_PROBLEM DETAILS_
The listing below begins with the first line you should copy; stop after the line containing "from matplotlib.transforms import", and drop every picture.
-- BEGIN --
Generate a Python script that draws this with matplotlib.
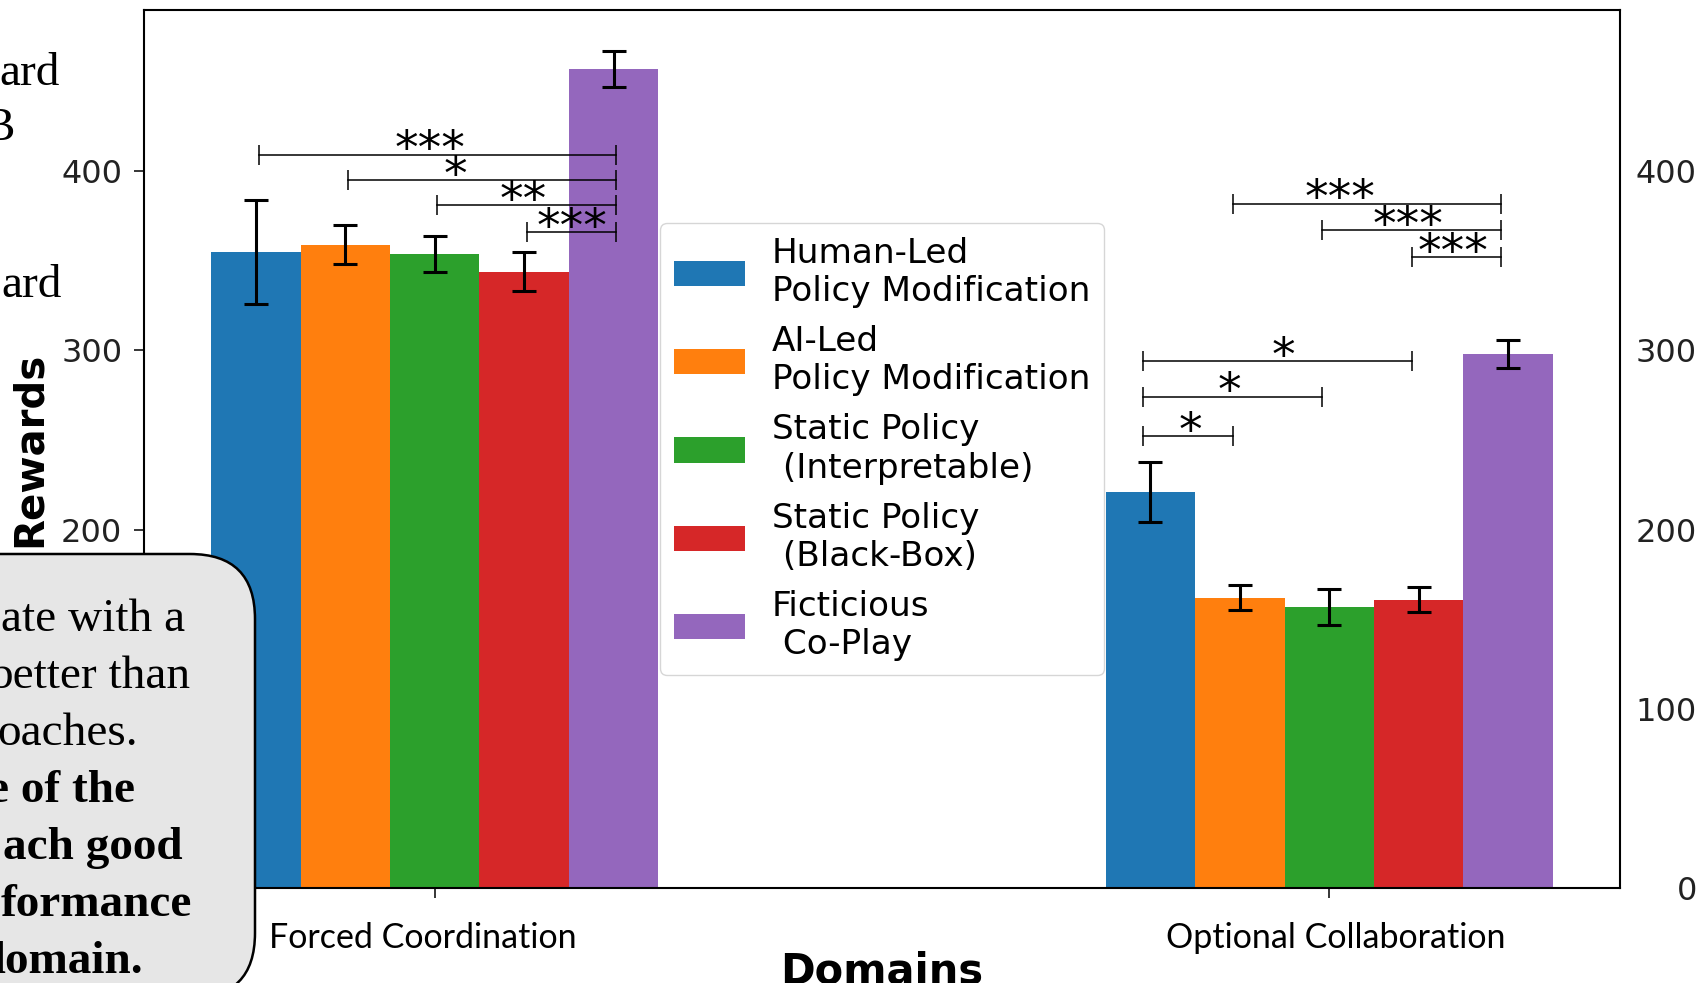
import numpy as np
import matplotlib.pyplot as plt
from matplotlib.patches import FancyBboxPatch
from matplotlib.transforms import ScaledTranslation

# data
domains = ['Forced Coordination', 'Optional Collaboration']
methods = ['Human-Led\nPolicy Modification', 'AI-Led\nPolicy Modification',
           'Static Policy\n (Interpretable)', 'Static Policy\n (Black-Box)',
           'Ficticious\n Co-Play']
colors = ['#1f77b4', '#ff7f0e', '#2ca02c', '#d62728', '#9467bd']

mean_fc = [355, 359, 354, 344, 457]
err_fc = [29, 11, 10, 11, 10]
mean_oc = [221, 162, 157, 161, 298]
err_oc = [17, 7, 10, 7, 8]

# significance brackets: domain, left bar, right bar, height, stars
sig_domain = [0, 0, 0, 0, 1, 1, 1, 1, 1, 1]
sig_left = [0, 1, 2, 3, 1, 2, 3, 0, 0, 0]
sig_right = [4, 4, 4, 4, 4, 4, 4, 3, 2, 1]
sig_height = [409, 395, 381, 366, 382, 367, 352, 294, 274, 252]
sig_stars = ['***', '*', '**', '***', '***', '***', '***', '*', '*', '*']
sig_text_dx = [-0.008, -0.03, -0.004, 0, -0.03, -0.004, -0.004, 0.007, -0.004, 0.003]

yticks = [0, 100, 200, 300, 400]

# slide text pieces that overlap the chart (cut off at the left)
top_text = ['ard', 'B', 'ard']
box_text = ['ate with a', 'better than', 'oaches.', 'e of the', 'ach good', 'formance', 'lomain.']
box_bold = [False, False, False, True, True, True, True]

W, H = 1701, 983
plt.rcParams['font.family'] = ['DejaVu Sans']
fig = plt.figure(figsize=(W / 100, H / 100), dpi=100)
ax = fig.add_axes([144 / W, 1 - 888 / H, (1620 - 144) / W, (888 - 10) / H])

x = np.arange(len(domains))
width = 0.1
for i in range(len(methods)):
    ax.bar(x + (i - 2) * width, [mean_fc[i], mean_oc[i]], width,
           yerr=[err_fc[i], err_oc[i]], color=colors[i], label=methods[i],
           capsize=8.3, error_kw=dict(elinewidth=2.2, capthick=2.2, ecolor='black'))

# significance lines (brackets in the second domain sit a little to the left)
group_shift = [0.003, -0.008]
for d, i, j, h, s, dx in zip(sig_domain, sig_left, sig_right, sig_height, sig_stars, sig_text_dx):
    x1 = x[d] + (i - 2) * width + group_shift[d]
    x2 = x[d] + (j - 2) * width + group_shift[d]
    ax.plot([x1, x2], [h, h], color='black', lw=1.1, marker='|',
            markersize=13.7, markeredgewidth=1.1)
    ax.annotate(s, xy=((x1 + x2) / 2 + dx, h), xytext=(0, -6),
                textcoords='offset points', ha='center', va='baseline', fontsize=34)

ax.set_xlim(-0.325, 1.325)
ax.set_ylim(0, 490)
ax.set_yticks(yticks)
ax.set_xticks(x, domains)
for sp in ax.spines.values():
    sp.set_linewidth(1.5)
ax.tick_params(axis='y', length=7.2, width=1.1, pad=8.5, labelsize=23, labelcolor='#222222')
ax.tick_params(axis='x', length=7.2, width=1.1, pad=17, labelsize=24.5)
for lab, dx in zip(ax.get_xticklabels(), [-12, 6]):
    lab.set_fontfamily('Lato')
    lab.set_transform(lab.get_transform() + ScaledTranslation(dx / 100, 0, fig.dpi_scale_trans))

ax.set_xlabel('Domains', fontsize=30, fontweight='bold', labelpad=-2)
ax.set_ylabel('Rewards', fontsize=29, fontweight='bold', labelpad=8)

ax.legend(loc='center', fontsize=24.7, handlelength=2.07, handleheight=0.76)

# labels repeated on the right
ax2 = ax.twinx()
ax2.set_ylim(ax.get_ylim())
ax2.set_yticks(yticks)
ax2.tick_params(axis='y', length=0, pad=55.4, labelsize=23, labelcolor='#222222')
plt.setp(ax2.get_yticklabels(), ha='right')
for sp in ax2.spines.values():
    sp.set_visible(False)

# overlay in pixel units for the slide parts
ov = fig.add_axes([0, 0, 1, 1], zorder=10)
ov.set_xlim(0, W)
ov.set_ylim(H, 0)
ov.axis('off')
ov.patch.set_visible(False)

for s, xr, yb in zip(top_text, [60, 15, 62], [85, 140, 297]):
    ov.text(xr, yb, s, ha='right', va='baseline', fontsize=34, family='Liberation Serif')

ov.add_patch(FancyBboxPatch((-200, 554), 455, 444, boxstyle='round,pad=0,rounding_size=65',
                            fc='#e6e6e6', ec='black', lw=1.8))
for k, (s, b, xr) in enumerate(zip(box_text, box_bold, [185, 190, 138, 135, 183, 192, 143])):
    ov.text(xr, 631 + 57 * k, s, ha='right', va='baseline', fontsize=34,
            family='Liberation Serif', fontweight='bold' if b else 'normal')

fig.savefig('out.png', dpi=100)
-- END --
_PROBLEM SOLUTION_
Generate a Python script that draws this with matplotlib.
import numpy as np
import matplotlib.pyplot as plt
from matplotlib.patches import FancyBboxPatch
from matplotlib.transforms import ScaledTranslation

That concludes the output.